Outra ideia, que tem sido contestada nomeadamente pelo bastonário da Ordem dos Advogados, prende-se com uma aposta na especialização dos juízes. Considera que pode ser inconstitucional a criação de um juízo especializado não para julgar apenas uma categoria de crimes, mas sim para julgar processos de criminalidade económico-financeira, violenta ou de especial complexidade?
Sobre essa matéria ainda não tenho uma opinião completamente formada. Tenho algumas reservas. Há uma coisa que é inconstitucional: não pode haver tribunais para certas categorias de crimes. Mas a Constituição permite que possa haver tribunais de competência especializada para certas matérias — e a especialização é bem-vinda. O risco desta proposta é que, no fundo, essa competência reservada para certas matérias redunde em certo tipo de crimes e isso é que não pode ser. Encontrar aqui um balanceamento é mais difícil.
Não acha que podemos ficar aqui reféns de um preconceito do passado contra os tribunais especiais — um preconceito que tinha razão para as gerações que viveram a Ditadura mas que nada tem a ver com os tempos atuais da Democracia?

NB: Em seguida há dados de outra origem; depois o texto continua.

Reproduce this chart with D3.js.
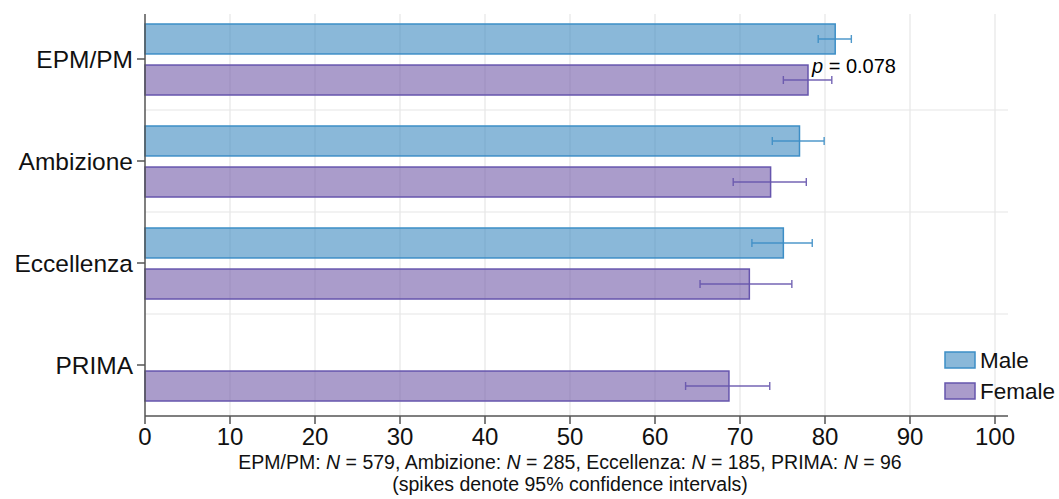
<!DOCTYPE html>
<html>
<head>
<meta charset="utf-8">
<script src="https://cdn.jsdelivr.net/npm/d3@7"></script>
<style>
body { margin: 0; background: #fff; }
text { font-family: "Liberation Sans", Arial, sans-serif; }
</style>
</head>
<body>
<svg id="chart"></svg>
<script>
var width = 1059, height = 499;

// data
var categories = ["EPM/PM", "Ambizione", "Eccellenza", "PRIMA"];
var groups = ["Male", "Female"];
var maleMean = [81.2, 77.0, 75.1, null];
var maleLo   = [79.2, 73.8, 71.4, null];
var maleHi   = [83.1, 79.9, 78.5, null];
var femaleMean = [78.0, 73.6, 71.1, 68.7];
var femaleLo   = [75.1, 69.2, 65.3, 63.6];
var femaleHi   = [80.8, 77.8, 76.1, 73.5];
var xTicks = [0, 10, 20, 30, 40, 50, 60, 70, 80, 90, 100];
var note1 = "EPM/PM: N = 579, Ambizione: N = 285, Eccellenza: N = 185, PRIMA: N = 96";

var colors = {
  Male:   { fill: "#3182bd", stroke: "#3d8ec6" },
  Female: { fill: "#6a51a3", stroke: "#6655ad" }
};

var rows = [];
categories.forEach(function(c, i){
  rows.push({cat: c, group: "Male", mean: maleMean[i], lo: maleLo[i], hi: maleHi[i]});
  rows.push({cat: c, group: "Female", mean: femaleMean[i], lo: femaleLo[i], hi: femaleHi[i]});
});
rows = rows.filter(function(d){ return d.mean != null; });

var margin = {top: 8, left: 145, bottom: 83, right: 51};
var xScale = d3.scaleLinear().domain([0, 100]).range([margin.left, 995]);
var yScale = d3.scaleBand().domain(categories).range([margin.top, height - margin.bottom]);
var subScale = d3.scaleBand().domain(groups).range([16, yScale.bandwidth() - 15]).paddingInner(0.27);

var svg = d3.select("#chart").attr("width", width).attr("height", height);

var plotRight = 1008, plotTop = 14, plotBottom = height - margin.bottom;

// gridlines
var grid = svg.append("g").attr("class", "grid");
grid.selectAll(".vg").data(xTicks.slice(1)).enter().append("line")
  .attr("x1", function(d){ return xScale(d); }).attr("x2", function(d){ return xScale(d); })
  .attr("y1", plotTop).attr("y2", plotBottom)
  .attr("stroke", "#e6e6e6").attr("stroke-width", 1.2);
grid.selectAll(".hg").data(categories.slice(1)).enter().append("line")
  .attr("x1", margin.left).attr("x2", plotRight)
  .attr("y1", function(d){ return yScale(d); }).attr("y2", function(d){ return yScale(d); })
  .attr("stroke", "#e6e6e6").attr("stroke-width", 1.2);

// bars
var bars = svg.append("g").attr("class", "bars");
bars.selectAll("rect").data(rows).enter().append("rect")
  .attr("x", xScale(0))
  .attr("y", function(d){ return yScale(d.cat) + subScale(d.group); })
  .attr("width", function(d){ return xScale(d.mean) - xScale(0); })
  .attr("height", subScale.bandwidth())
  .attr("fill", function(d){ return colors[d.group].fill; })
  .attr("fill-opacity", 0.57)
  .attr("stroke", function(d){ return colors[d.group].stroke; })
  .attr("stroke-width", 1.5);

// error spikes
var spikes = svg.append("g").attr("class", "spikes");
rows.forEach(function(d){
  var cy = yScale(d.cat) + subScale(d.group) + subScale.bandwidth() / 2;
  var g = spikes.append("g").attr("stroke", colors[d.group].stroke).attr("stroke-width", 1.4).attr("opacity", 0.9);
  g.append("line").attr("x1", xScale(d.lo)).attr("x2", xScale(d.hi)).attr("y1", cy).attr("y2", cy);
  [d.lo, d.hi].forEach(function(v){
    g.append("line").attr("x1", xScale(v)).attr("x2", xScale(v)).attr("y1", cy - 4).attr("y2", cy + 4);
  });
});

// p-value annotation
var pt = svg.append("text").attr("x", xScale(78.0) + 4).attr("y", 73)
  .attr("font-size", 20).attr("fill", "#000");
pt.append("tspan").attr("font-style", "italic").text("p ");
pt.append("tspan").text("= 0.078");

// axes
var axisColor = "#555";
svg.append("line").attr("x1", margin.left).attr("x2", margin.left)
  .attr("y1", plotTop).attr("y2", plotBottom).attr("stroke", axisColor).attr("stroke-width", 1.5);
svg.append("line").attr("x1", margin.left).attr("x2", plotRight)
  .attr("y1", plotBottom).attr("y2", plotBottom).attr("stroke", axisColor).attr("stroke-width", 1.5);

var xAxis = svg.append("g").selectAll(".xt").data(xTicks).enter().append("g");
xAxis.append("line").attr("x1", function(d){ return xScale(d); }).attr("x2", function(d){ return xScale(d); })
  .attr("y1", plotBottom).attr("y2", plotBottom + 8).attr("stroke", axisColor).attr("stroke-width", 1.5);
xAxis.append("text").attr("x", function(d){ return xScale(d); }).attr("y", plotBottom + 29)
  .attr("text-anchor", "middle").attr("font-size", 24).attr("fill", "#111").text(function(d){ return d; });

var yAxis = svg.append("g").selectAll(".yt").data(categories).enter().append("g");
yAxis.append("line").attr("x1", margin.left - 8).attr("x2", margin.left)
  .attr("y1", function(d){ return yScale(d) + yScale.bandwidth() / 2; })
  .attr("y2", function(d){ return yScale(d) + yScale.bandwidth() / 2; })
  .attr("stroke", axisColor).attr("stroke-width", 1.5);
yAxis.append("text").attr("x", margin.left - 12)
  .attr("y", function(d){ return yScale(d) + yScale.bandwidth() / 2; })
  .attr("dy", "0.36em").attr("text-anchor", "end").attr("font-size", 24.5).attr("fill", "#111")
  .text(function(d){ return d; });

// footnote with italic N (spaces kept inside the italic span)
var foot = svg.append("text").attr("x", xScale(50)).attr("y", 469)
  .attr("text-anchor", "middle").attr("font-size", 19.5).attr("fill", "#111");
note1.split(" N ").forEach(function(part, i){
  if (i > 0) foot.append("tspan").attr("font-style", "italic").text(" N ");
  foot.append("tspan").text(part);
});
svg.append("text").attr("x", xScale(50)).attr("y", 491)
  .attr("text-anchor", "middle").attr("font-size", 19.5).attr("fill", "#111")
  .text("(spikes denote 95% confidence intervals)");

// legend
var legend = svg.append("g").selectAll(".lg").data(groups).enter().append("g")
  .attr("transform", function(d, i){ return "translate(945," + (352 + i * 31) + ")"; });
legend.append("rect").attr("width", 30).attr("height", 16)
  .attr("fill", function(d){ return colors[d].fill; }).attr("fill-opacity", 0.57)
  .attr("stroke", function(d){ return colors[d].stroke; }).attr("stroke-width", 1.5);
legend.append("text").attr("x", 35).attr("y", 8).attr("dy", "0.36em")
  .attr("font-size", 22.5).attr("fill", "#111").text(function(d){ return d; });
</script>
</body>
</html>
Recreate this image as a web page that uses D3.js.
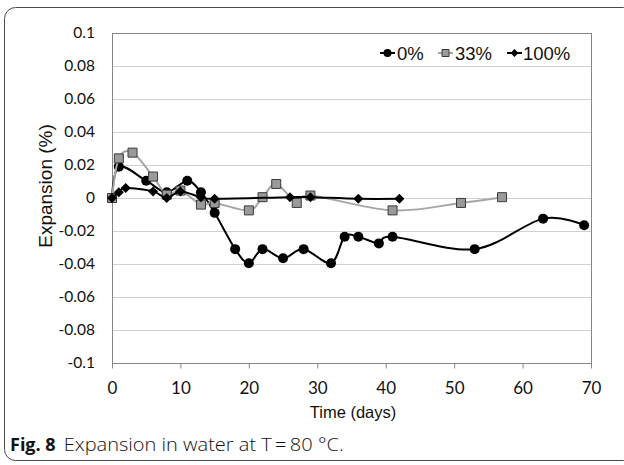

Podemos. E é por isso que não digo “não” à proposta da ministra da Justiça. Se for possível configurar um tribunal de competência especializada em função de uma matéria que esteja individualizada por razões objetivas — que não esteja ligado a uma categoria de crimes — mas é difícil fazer isso. Sobre essa matéria sou prudente e aguardo o resultado desses estudos que estão a ser feitos. Independentemente do que se passou no Estado Novo o que é certo é que a Constituição portuguesa não permite tribunais especializados para certo tipo de crimes.